It’s been two years since the rising cost of living became a major concern for all of us.
Unfortunately, it seems like this challenge will stick around for a while. As consumers, you’ve probably noticed the immediate effects, like more people relying on food banks. But there are also some longer-term consequences that are starting to show, and one of them involves housing.
For instance, if you’re a first-time homebuyer, you’ve likely felt the pressure of trying to save up for a down payment and meeting stricter criteria. The media has covered this extensively. However, existing homeowners are facing their own set of challenges that shouldn’t be overlooked.
Here’s an eye-opening statistic: According to the Bank of England’s data released in September, the amount of outstanding mortgage balances with arrears increased by 13% from Q1 2023 to Q2 2023, resulting in a 28.8% jump over the year. This is quite a shift from the previous trend of gradual decline.
But there’s a silver lining in the UK mortgage market that might help homeowners during these tough times. Many of you have built up significant equity in your homes. In fact, a study by Uswitch in June revealed that 63% of mortgages issued in Q4 2022 had a Loan-to-Value (LTV) ratio of 75% or less, showing how the market stands today.

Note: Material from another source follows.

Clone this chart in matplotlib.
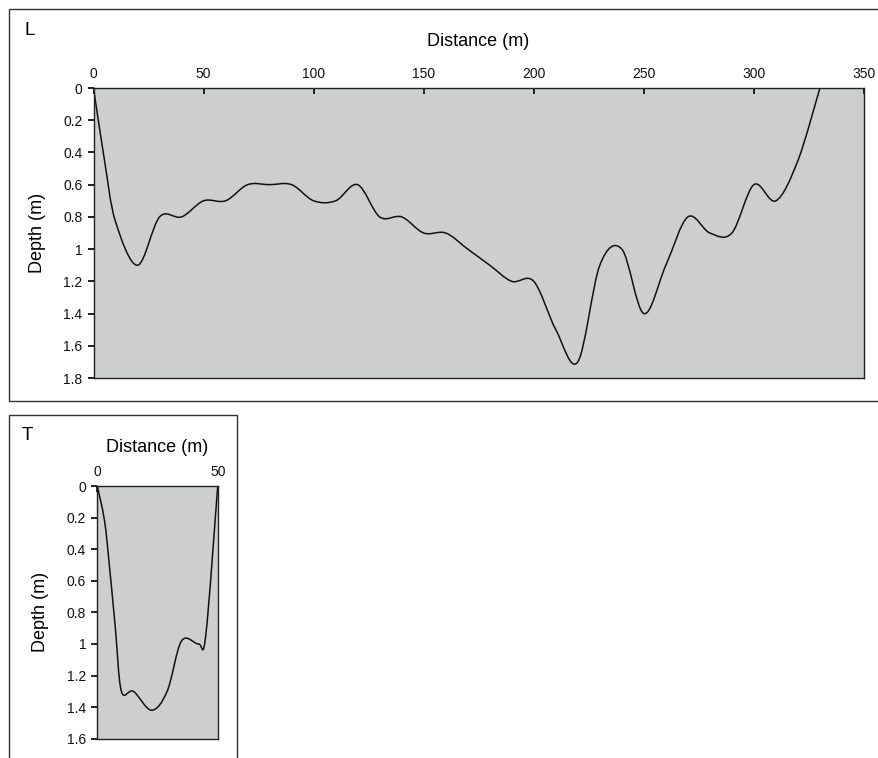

For some homeowners, tapping into this stored equity could be a solution to tackle existing debt, taking advantage of the favourable rates associated with borrowing against your property. In the past, a further advance on your mortgage might have been the go-to choice for this, but times have changed. Many people’s circumstances have evolved, especially with more folks moving into self-employment or dealing with adverse credit situations.
This is where second charge mortgages come into play. Not long ago, these types of mortgages didn’t have the best reputation compared to other secured borrowing options. However, the landscape has transformed significantly. One of the reasons for this change is the sudden increase in first charge residential rates, as the Bank of England aims to combat inflation. Many homeowners now find today’s remortgage rates too high. By taking out a second charge mortgage alongside their first one, they can hold onto their original, more favourable interest rate.
We firmly believe that many homeowners who may seem like a risky bet to big banks are simply going through challenging times rather than displaying poor financial behaviour. Or perhaps they took a leap of faith in their business ventures. A second charge mortgage could be the right fit for you and many others.